◆ **EXERCISE DIRECTIONS**: Return only the lines from the start of the records through the line that contains "(divL) -- (divR);", inclusive; leave out all pictures.

◆ **RECORD EXCERPTS**:
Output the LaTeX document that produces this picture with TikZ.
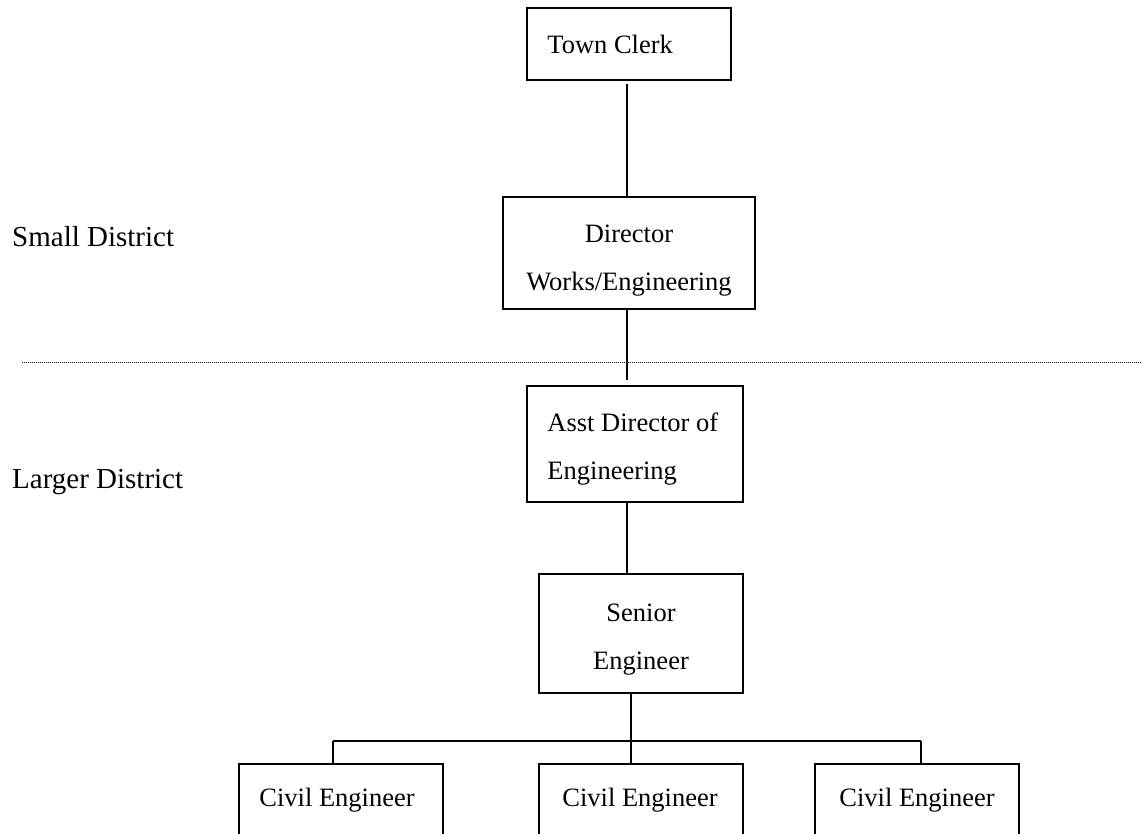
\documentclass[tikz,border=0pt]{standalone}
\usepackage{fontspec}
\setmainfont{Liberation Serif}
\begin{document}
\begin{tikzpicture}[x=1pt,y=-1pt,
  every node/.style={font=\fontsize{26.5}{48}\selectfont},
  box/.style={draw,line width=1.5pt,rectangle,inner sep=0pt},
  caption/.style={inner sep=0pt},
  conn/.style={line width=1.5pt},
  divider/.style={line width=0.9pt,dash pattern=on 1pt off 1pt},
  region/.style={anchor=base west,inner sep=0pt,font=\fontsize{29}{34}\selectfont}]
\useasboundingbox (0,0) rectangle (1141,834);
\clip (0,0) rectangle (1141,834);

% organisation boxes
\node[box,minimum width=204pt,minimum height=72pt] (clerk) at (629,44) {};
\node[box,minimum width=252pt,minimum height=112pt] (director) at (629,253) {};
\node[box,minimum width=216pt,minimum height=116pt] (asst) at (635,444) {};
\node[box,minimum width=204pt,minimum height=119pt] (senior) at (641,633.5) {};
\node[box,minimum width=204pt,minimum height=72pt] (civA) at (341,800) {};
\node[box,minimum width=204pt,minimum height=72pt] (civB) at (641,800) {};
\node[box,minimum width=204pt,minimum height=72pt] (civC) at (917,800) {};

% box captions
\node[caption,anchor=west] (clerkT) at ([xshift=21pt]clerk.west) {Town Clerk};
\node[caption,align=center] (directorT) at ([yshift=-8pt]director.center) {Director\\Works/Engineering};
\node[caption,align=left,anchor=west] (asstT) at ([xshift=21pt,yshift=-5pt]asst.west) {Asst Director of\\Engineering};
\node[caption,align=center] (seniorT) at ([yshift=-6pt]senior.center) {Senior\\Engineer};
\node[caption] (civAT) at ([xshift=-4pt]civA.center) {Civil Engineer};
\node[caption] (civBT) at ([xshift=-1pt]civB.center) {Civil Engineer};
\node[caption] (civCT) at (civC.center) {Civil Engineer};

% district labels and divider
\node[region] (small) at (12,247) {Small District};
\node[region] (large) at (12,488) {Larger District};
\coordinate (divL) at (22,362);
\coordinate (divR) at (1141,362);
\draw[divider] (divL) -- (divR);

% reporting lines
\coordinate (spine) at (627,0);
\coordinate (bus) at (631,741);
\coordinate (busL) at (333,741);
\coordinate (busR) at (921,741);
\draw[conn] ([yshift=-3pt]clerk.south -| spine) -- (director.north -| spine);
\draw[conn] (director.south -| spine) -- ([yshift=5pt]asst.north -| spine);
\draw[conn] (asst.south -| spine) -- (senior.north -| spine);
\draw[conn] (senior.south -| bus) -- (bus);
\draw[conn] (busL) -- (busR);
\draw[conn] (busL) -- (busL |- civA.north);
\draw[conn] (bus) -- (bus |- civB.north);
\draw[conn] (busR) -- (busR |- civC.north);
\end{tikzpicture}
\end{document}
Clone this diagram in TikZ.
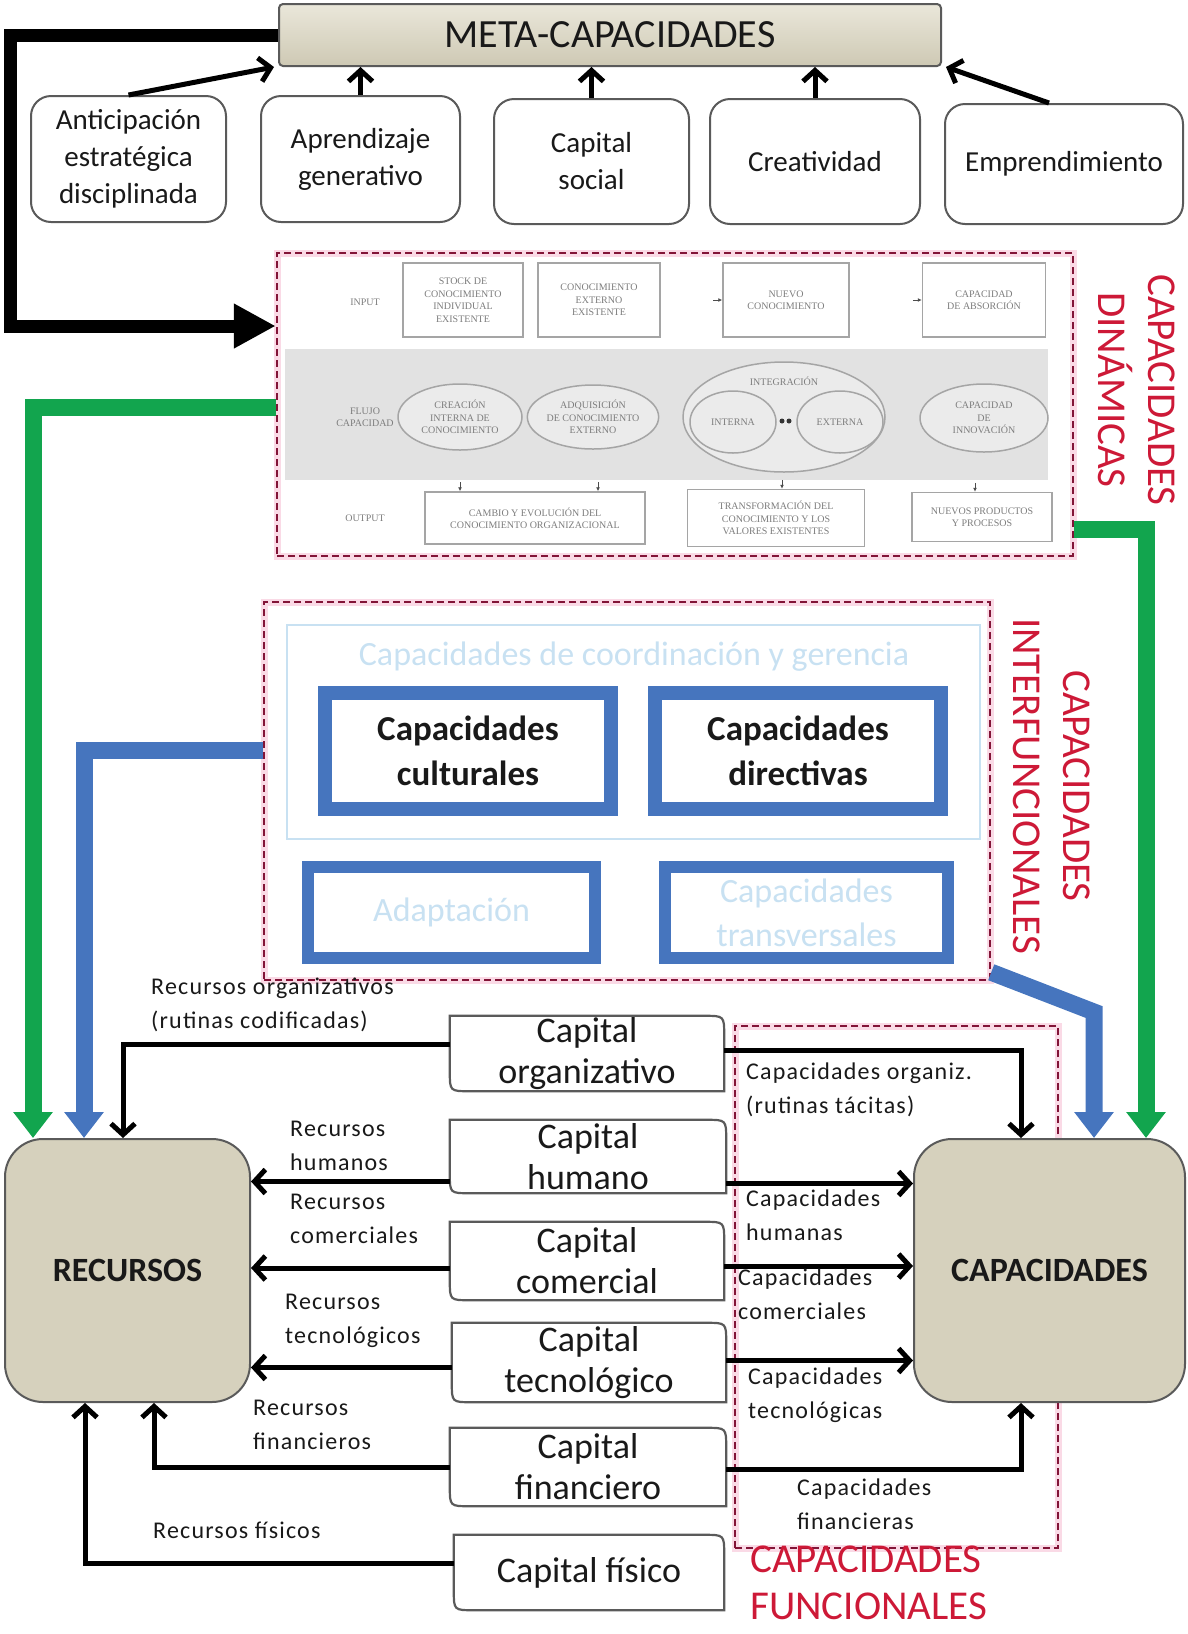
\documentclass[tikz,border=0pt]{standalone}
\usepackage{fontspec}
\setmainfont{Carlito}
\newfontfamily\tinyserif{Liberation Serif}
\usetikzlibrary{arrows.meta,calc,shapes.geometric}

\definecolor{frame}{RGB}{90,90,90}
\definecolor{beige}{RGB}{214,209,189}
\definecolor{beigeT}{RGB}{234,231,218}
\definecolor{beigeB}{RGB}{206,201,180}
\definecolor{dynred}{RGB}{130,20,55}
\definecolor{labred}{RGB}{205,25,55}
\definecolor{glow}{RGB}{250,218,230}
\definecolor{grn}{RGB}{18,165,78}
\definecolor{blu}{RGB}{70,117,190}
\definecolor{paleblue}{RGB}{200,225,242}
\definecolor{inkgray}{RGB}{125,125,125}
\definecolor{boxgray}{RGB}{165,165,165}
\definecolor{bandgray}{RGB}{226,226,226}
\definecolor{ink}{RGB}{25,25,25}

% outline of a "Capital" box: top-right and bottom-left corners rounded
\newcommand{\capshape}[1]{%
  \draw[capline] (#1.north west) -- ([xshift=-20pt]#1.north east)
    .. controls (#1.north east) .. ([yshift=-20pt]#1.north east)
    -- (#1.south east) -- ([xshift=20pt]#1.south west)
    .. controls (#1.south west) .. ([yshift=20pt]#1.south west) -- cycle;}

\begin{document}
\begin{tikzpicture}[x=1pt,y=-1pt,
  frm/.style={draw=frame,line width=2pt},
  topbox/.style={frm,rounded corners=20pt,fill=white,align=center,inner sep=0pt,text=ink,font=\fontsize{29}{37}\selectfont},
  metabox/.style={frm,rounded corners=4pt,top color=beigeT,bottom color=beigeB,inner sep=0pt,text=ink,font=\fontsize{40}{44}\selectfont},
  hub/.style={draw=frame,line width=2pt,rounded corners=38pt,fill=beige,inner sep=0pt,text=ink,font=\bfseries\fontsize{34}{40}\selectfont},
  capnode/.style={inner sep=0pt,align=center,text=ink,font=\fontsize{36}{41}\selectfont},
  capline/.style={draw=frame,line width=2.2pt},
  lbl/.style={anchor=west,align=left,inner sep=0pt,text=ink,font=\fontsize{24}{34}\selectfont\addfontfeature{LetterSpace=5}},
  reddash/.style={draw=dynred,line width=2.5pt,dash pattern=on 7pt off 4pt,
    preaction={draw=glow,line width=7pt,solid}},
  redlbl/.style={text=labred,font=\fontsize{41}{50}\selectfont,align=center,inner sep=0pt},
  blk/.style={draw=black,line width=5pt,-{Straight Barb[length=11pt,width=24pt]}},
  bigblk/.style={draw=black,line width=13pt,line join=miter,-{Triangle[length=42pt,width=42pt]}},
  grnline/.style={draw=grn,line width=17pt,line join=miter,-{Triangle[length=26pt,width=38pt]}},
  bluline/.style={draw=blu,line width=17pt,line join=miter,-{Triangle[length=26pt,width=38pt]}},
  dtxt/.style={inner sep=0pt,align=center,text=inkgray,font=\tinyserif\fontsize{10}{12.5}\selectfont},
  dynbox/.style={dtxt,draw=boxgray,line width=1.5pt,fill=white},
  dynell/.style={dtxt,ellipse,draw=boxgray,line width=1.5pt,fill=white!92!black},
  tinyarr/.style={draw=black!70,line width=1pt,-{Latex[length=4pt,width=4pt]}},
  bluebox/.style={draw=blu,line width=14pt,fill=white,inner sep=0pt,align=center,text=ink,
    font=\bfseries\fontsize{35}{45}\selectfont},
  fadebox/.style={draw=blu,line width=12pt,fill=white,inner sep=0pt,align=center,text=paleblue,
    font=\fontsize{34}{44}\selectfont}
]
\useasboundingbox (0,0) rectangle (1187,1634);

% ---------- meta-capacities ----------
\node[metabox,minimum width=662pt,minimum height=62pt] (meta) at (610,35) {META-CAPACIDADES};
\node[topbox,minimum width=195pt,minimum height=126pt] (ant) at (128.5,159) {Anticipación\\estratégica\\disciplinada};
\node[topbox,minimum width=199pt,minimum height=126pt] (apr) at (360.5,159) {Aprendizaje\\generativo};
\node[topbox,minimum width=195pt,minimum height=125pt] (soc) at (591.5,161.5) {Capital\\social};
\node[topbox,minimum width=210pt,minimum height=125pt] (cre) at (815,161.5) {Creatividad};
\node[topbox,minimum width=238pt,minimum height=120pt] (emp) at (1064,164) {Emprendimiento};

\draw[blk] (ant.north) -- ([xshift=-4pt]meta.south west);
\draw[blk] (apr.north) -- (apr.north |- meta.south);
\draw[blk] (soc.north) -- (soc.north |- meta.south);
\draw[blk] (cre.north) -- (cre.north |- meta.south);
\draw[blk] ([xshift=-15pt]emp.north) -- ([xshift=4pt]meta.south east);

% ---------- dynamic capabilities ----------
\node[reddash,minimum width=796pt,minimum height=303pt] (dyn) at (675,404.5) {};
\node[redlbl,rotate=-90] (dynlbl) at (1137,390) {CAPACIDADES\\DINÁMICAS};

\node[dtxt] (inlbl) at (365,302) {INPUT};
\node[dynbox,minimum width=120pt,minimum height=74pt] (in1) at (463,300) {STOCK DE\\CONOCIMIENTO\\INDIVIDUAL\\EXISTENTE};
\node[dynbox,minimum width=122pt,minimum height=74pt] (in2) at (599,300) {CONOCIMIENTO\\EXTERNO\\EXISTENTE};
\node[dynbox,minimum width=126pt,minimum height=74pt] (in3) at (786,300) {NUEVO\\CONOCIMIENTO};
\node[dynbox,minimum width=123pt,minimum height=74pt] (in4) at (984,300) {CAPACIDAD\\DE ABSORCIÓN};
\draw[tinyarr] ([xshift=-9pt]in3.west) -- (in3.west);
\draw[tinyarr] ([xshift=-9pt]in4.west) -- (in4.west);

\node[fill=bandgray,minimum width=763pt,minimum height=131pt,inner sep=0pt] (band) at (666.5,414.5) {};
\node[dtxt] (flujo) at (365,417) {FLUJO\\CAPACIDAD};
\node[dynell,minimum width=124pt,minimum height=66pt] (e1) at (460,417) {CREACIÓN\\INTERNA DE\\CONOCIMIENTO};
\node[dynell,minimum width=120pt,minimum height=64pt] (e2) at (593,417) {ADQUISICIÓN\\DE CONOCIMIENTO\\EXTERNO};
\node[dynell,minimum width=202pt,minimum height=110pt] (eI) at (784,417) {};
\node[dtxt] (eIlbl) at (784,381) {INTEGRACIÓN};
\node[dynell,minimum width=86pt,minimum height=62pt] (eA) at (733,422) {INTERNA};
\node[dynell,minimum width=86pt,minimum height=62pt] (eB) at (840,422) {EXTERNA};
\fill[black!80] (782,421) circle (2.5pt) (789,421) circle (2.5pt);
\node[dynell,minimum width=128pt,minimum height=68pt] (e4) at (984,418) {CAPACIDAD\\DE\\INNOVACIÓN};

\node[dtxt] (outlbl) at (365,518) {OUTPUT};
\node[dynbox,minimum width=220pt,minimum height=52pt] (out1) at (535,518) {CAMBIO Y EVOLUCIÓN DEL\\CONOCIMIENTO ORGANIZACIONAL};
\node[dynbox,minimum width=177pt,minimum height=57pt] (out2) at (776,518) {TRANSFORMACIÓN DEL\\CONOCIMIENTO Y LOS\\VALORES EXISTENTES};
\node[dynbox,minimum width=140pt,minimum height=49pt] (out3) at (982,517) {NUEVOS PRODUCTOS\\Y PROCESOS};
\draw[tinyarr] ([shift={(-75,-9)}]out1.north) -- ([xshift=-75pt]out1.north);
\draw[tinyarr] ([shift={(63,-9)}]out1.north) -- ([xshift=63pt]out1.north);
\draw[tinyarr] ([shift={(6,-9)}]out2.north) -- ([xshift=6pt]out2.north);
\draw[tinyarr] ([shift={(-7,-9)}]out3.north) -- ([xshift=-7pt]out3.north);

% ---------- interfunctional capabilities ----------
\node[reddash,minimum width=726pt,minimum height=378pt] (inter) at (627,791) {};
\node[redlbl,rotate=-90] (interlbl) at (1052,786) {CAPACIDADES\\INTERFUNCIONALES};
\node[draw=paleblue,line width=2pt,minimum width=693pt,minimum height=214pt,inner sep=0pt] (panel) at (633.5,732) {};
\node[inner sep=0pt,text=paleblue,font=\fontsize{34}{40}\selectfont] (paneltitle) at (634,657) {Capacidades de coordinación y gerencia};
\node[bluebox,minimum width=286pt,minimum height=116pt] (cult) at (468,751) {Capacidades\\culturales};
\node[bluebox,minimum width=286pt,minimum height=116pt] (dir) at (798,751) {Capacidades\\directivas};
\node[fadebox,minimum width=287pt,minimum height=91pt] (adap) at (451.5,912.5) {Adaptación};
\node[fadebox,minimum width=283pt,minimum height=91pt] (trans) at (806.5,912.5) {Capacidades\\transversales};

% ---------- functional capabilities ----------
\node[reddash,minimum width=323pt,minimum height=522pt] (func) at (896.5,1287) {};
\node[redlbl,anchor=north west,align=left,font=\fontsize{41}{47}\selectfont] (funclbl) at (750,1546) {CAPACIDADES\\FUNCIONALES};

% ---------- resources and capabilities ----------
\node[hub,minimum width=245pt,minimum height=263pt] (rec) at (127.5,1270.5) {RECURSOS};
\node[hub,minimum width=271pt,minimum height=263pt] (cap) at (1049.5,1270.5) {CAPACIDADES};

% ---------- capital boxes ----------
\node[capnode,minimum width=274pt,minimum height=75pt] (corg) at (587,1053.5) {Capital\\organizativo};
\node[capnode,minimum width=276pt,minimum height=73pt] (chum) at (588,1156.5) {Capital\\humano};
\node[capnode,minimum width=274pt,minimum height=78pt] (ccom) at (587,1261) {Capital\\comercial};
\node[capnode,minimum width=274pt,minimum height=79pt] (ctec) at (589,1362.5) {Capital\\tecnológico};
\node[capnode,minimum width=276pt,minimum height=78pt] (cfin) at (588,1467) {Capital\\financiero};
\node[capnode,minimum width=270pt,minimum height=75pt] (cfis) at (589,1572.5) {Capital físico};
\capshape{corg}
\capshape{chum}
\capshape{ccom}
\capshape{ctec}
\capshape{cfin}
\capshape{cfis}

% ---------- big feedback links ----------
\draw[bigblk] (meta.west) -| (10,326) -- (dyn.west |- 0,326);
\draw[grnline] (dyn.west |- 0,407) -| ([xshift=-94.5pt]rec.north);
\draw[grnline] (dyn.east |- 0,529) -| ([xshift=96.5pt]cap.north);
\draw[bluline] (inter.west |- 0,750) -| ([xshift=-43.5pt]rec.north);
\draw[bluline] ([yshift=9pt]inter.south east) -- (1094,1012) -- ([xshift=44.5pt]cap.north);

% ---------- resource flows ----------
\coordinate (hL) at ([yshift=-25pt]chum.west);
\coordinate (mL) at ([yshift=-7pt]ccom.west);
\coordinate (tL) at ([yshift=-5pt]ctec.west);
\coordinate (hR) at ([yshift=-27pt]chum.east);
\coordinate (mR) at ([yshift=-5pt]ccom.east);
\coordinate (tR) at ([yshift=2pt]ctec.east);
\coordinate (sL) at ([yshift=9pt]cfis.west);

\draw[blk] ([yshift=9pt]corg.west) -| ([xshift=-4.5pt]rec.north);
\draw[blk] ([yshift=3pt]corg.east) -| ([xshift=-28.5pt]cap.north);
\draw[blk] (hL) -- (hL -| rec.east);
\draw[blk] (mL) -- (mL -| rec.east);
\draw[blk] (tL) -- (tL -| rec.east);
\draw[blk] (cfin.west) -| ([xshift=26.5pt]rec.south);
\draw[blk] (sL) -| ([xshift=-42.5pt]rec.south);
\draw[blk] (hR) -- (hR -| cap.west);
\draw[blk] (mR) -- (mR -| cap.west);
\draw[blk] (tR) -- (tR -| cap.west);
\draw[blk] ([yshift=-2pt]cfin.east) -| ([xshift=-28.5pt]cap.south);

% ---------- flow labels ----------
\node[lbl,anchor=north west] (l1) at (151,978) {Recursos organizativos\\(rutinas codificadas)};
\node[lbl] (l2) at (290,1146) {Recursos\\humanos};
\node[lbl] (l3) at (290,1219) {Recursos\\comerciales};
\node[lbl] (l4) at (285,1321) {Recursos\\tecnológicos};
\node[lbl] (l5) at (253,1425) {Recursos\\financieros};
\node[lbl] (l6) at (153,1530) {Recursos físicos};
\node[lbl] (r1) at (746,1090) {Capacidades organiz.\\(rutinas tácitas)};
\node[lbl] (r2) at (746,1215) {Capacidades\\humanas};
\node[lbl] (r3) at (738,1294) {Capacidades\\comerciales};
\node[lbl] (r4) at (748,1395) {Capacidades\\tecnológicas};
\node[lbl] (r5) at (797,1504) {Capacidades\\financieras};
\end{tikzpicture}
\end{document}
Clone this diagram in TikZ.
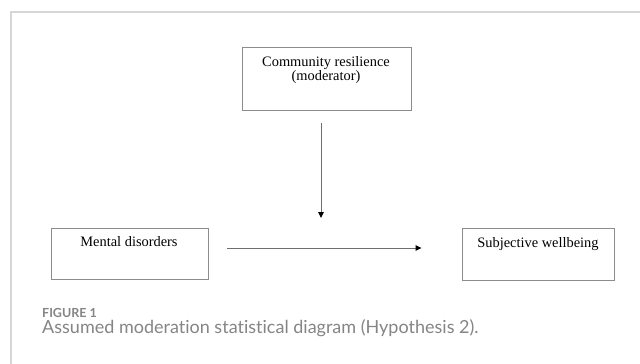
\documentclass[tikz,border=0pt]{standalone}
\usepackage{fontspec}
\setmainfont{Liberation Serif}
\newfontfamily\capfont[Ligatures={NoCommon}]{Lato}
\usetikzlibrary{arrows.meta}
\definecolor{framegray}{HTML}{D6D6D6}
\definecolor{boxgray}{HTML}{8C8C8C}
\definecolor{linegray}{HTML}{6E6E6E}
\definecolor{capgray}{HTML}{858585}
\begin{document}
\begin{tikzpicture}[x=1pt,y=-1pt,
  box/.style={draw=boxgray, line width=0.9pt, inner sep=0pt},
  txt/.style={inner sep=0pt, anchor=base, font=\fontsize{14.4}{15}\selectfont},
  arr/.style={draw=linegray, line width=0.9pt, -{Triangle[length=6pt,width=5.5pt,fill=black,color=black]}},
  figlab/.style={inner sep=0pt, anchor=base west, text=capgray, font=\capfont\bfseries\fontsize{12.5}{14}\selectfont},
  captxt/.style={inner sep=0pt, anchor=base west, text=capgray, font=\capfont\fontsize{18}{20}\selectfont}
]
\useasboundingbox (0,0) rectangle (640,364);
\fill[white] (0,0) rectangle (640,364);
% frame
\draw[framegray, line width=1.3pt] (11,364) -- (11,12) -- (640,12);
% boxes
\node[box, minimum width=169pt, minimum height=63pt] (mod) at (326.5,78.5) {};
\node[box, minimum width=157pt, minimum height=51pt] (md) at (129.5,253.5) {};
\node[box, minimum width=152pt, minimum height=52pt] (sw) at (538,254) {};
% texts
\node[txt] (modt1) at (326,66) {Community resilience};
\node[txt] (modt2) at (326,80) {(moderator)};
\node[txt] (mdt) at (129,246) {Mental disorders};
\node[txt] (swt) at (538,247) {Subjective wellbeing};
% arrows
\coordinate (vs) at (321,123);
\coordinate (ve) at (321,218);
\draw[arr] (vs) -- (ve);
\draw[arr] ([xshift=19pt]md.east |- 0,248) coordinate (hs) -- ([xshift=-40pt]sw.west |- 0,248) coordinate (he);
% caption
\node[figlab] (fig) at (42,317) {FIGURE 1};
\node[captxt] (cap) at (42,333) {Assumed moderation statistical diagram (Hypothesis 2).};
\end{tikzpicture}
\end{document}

◆ **RESULT OF THIS TASK**:
Output the LaTeX document that produces this picture with TikZ.
\documentclass[tikz,border=0pt]{standalone}
\usepackage{fontspec}
\setmainfont{Liberation Serif}
\begin{document}
\begin{tikzpicture}[x=1pt,y=-1pt,
  every node/.style={font=\fontsize{26.5}{48}\selectfont},
  box/.style={draw,line width=1.5pt,rectangle,inner sep=0pt},
  caption/.style={inner sep=0pt},
  conn/.style={line width=1.5pt},
  divider/.style={line width=0.9pt,dash pattern=on 1pt off 1pt},
  region/.style={anchor=base west,inner sep=0pt,font=\fontsize{29}{34}\selectfont}]
\useasboundingbox (0,0) rectangle (1141,834);
\clip (0,0) rectangle (1141,834);

% organisation boxes
\node[box,minimum width=204pt,minimum height=72pt] (clerk) at (629,44) {};
\node[box,minimum width=252pt,minimum height=112pt] (director) at (629,253) {};
\node[box,minimum width=216pt,minimum height=116pt] (asst) at (635,444) {};
\node[box,minimum width=204pt,minimum height=119pt] (senior) at (641,633.5) {};
\node[box,minimum width=204pt,minimum height=72pt] (civA) at (341,800) {};
\node[box,minimum width=204pt,minimum height=72pt] (civB) at (641,800) {};
\node[box,minimum width=204pt,minimum height=72pt] (civC) at (917,800) {};

% box captions
\node[caption,anchor=west] (clerkT) at ([xshift=21pt]clerk.west) {Town Clerk};
\node[caption,align=center] (directorT) at ([yshift=-8pt]director.center) {Director\\Works/Engineering};
\node[caption,align=left,anchor=west] (asstT) at ([xshift=21pt,yshift=-5pt]asst.west) {Asst Director of\\Engineering};
\node[caption,align=center] (seniorT) at ([yshift=-6pt]senior.center) {Senior\\Engineer};
\node[caption] (civAT) at ([xshift=-4pt]civA.center) {Civil Engineer};
\node[caption] (civBT) at ([xshift=-1pt]civB.center) {Civil Engineer};
\node[caption] (civCT) at (civC.center) {Civil Engineer};

% district labels and divider
\node[region] (small) at (12,247) {Small District};
\node[region] (large) at (12,488) {Larger District};
\coordinate (divL) at (22,362);
\coordinate (divR) at (1141,362);
\draw[divider] (divL) -- (divR);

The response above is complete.